A disposer method is bound to a producer method or producer field if:

  • the producer method or producer field is declared by the same bean class as the disposer method, and
  • the producer method or producer field is assignable to the disposed parameter, according to the rules of typesafe resolution defined in Typesafe resolution (using Assignability of raw and parameterized types).

In your specific case, you have the producer method produceB which creates a bean whose types are going to be {B, A, Object}. The types are derived from the return type and will contain the type itself, all super classes and all implemented interfaces (as stated here in CDI spec).

You then have two disposer methods, one with the disposer parameter A, the other with B. You can think of those parameters as injection points if that helps - your produceB producer method creates a bean that fits both of these disposers hence creating ambiguity because Weld needs at most one disposer method for each bean.

If you want to read more in how exactly typesafe resolution works, look here.

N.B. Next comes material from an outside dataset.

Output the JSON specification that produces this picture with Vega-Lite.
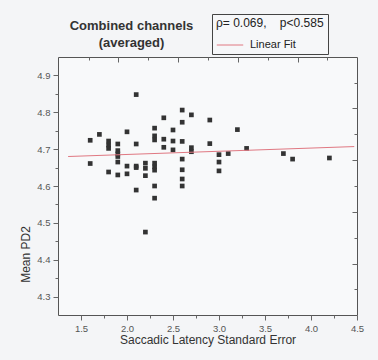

As for how to "solve" this situation, I can think of two approaches from the top of my head (there is likely more ways to do this):

  • You can declare each producer + disposer in another bean. According to specification, disposer needs to be declared in the same bean where producer is, so that would eliminate this issue.
  • You can use @Typed on the producer and limit the types of produceB to only B.class which should resolve this situation as well but the bean will no longer be eligible for injection into any injection point with type A.